If you have lost the love of your life and are wondering how you will be able to move on without them, I can tell you from my personal experience, that you will. Having lost my husband to dementia after 42 years of marriage, what I know is that it will take time and patience with yourself, and above all, compassion for the difficult journey you are on. Giving ourselves the same kind of care we would naturally extend to another is key to being able to move through today and into tomorrow. There are certain steps that I took, baby steps in the beginning, to work myself out of the anxiety and depression that came along with my loss. When my husband and I received the diagnosis of his rare form of dementia, called Pick's Disease, my life slid into a black hole. Everything changed. Everything! And I kicked and screamed to avoid the truth that my life would never be the same and that trying to keep it that way was a ridiculous impossibility.
Over the next days, weeks, months and years I worked with myself in a particular way to find my passion for life again.
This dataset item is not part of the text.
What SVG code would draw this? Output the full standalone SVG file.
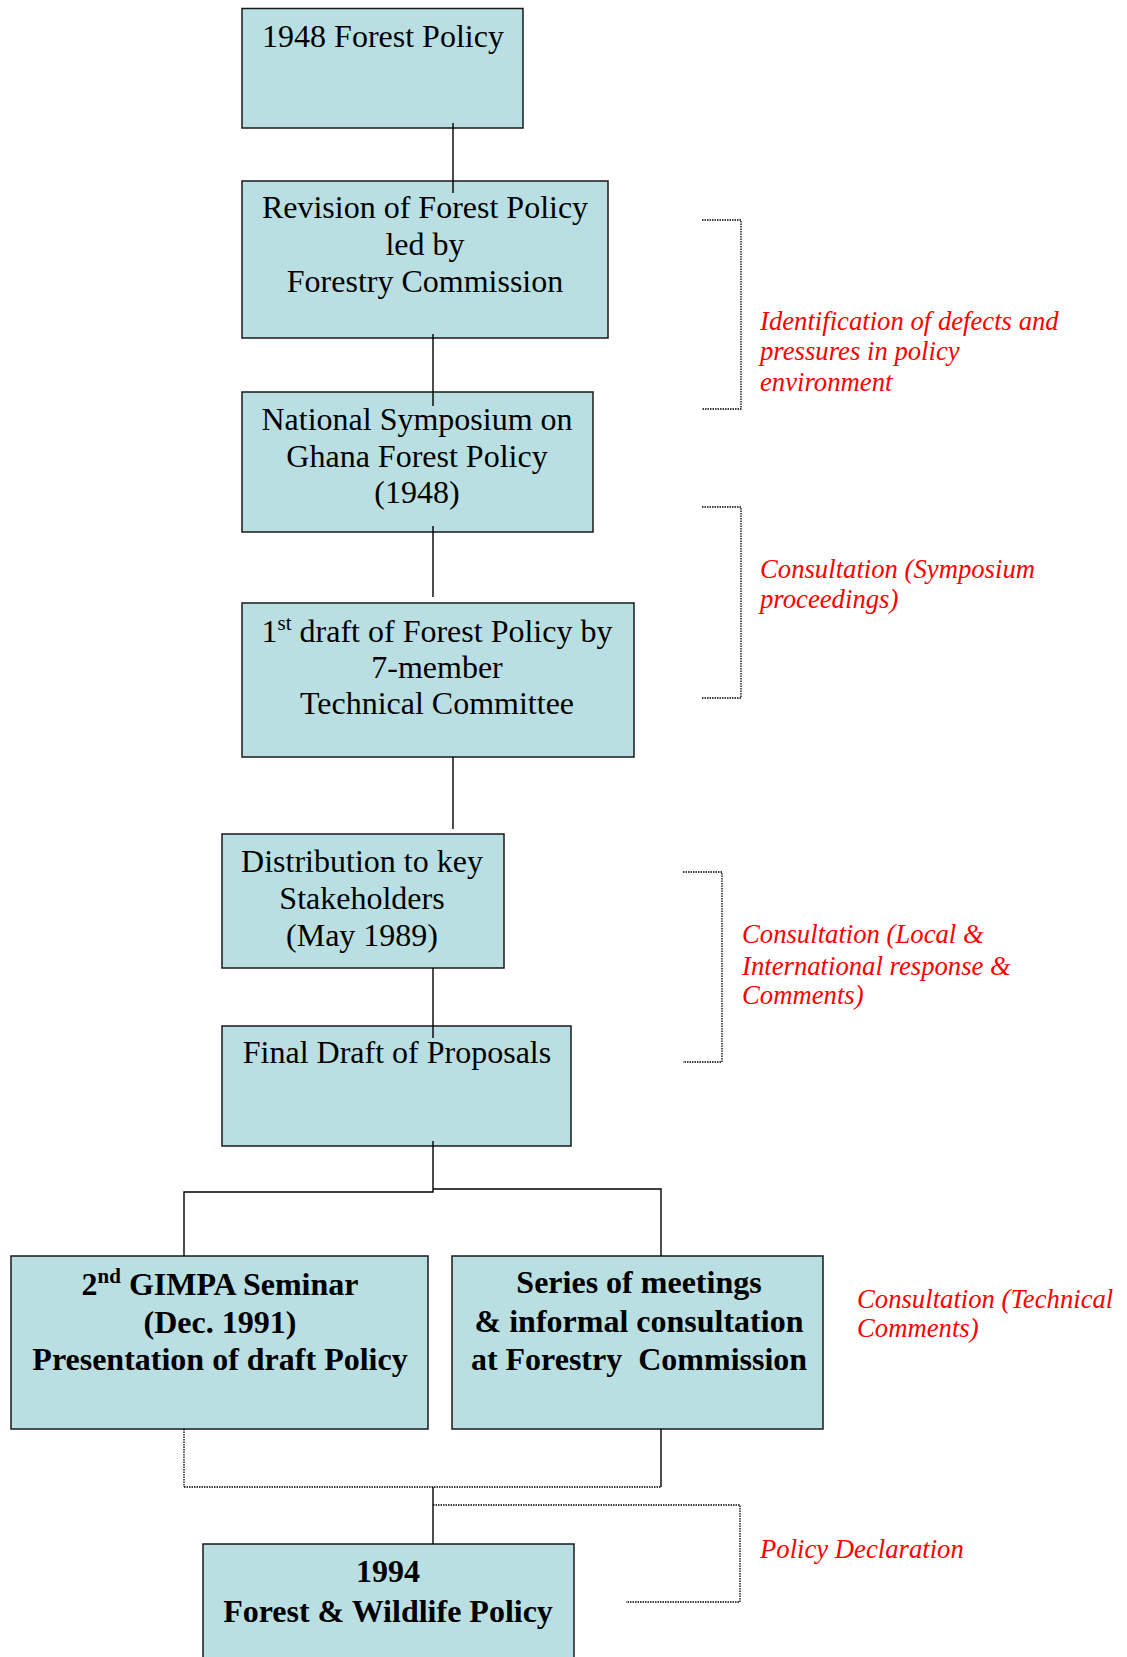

I kept notes of what I was doing and feeling and eventually they became my book: Moving to the Center of the Bed: The Artful Creation of a Life Alone.
I had never lived alone. Like many women of my generation, I had gone from my father's house to my husband's. I love solitude and need it to do my creative work, but I had never experienced the stunning silence of aloneness before the door closed on life as I had known it. For the first time, I was without my husband and alone in a small apartment where I'd gone after he entered a dementia facility. It was in that place that I learned how to live again, how to deal with what had come to me and to make my life purposeful and rewarding again.
My plan in this blog is to outline how I did what I did and to invite you to ask questions so that I can be of help. Today I want to suggest that you do what is perhaps the most difficult thing you will have to do: sit still and feel all the feelings. Let them happen. Cry, rage, do whatever it takes, but don't run from them. We all try to avoid the pain and sorrow, the depression and anxiety that come from such a loss. But, there is no avoiding the dark places because eventually, no matter how hard we try, the feelings, not dealt with, will remain. I am not a psychologist. My personal experience is what has taught me everything I will tell you here. You will have to decide if what helped me will help you. I had help; therapy; supportive family and friends, but so many of the 'friends' and colleagues I had shared with my husband walked away when he was diagnosed and never returned. It was the most terrible time of my life and I knew that I would have to find the courage and strength to live my life alone or not survive.
Moving to the Center of the Bed is a metaphor for finding that courage and strength, which is in all of us. Yes, it's in you as well. You will find it. And I'll help if I can.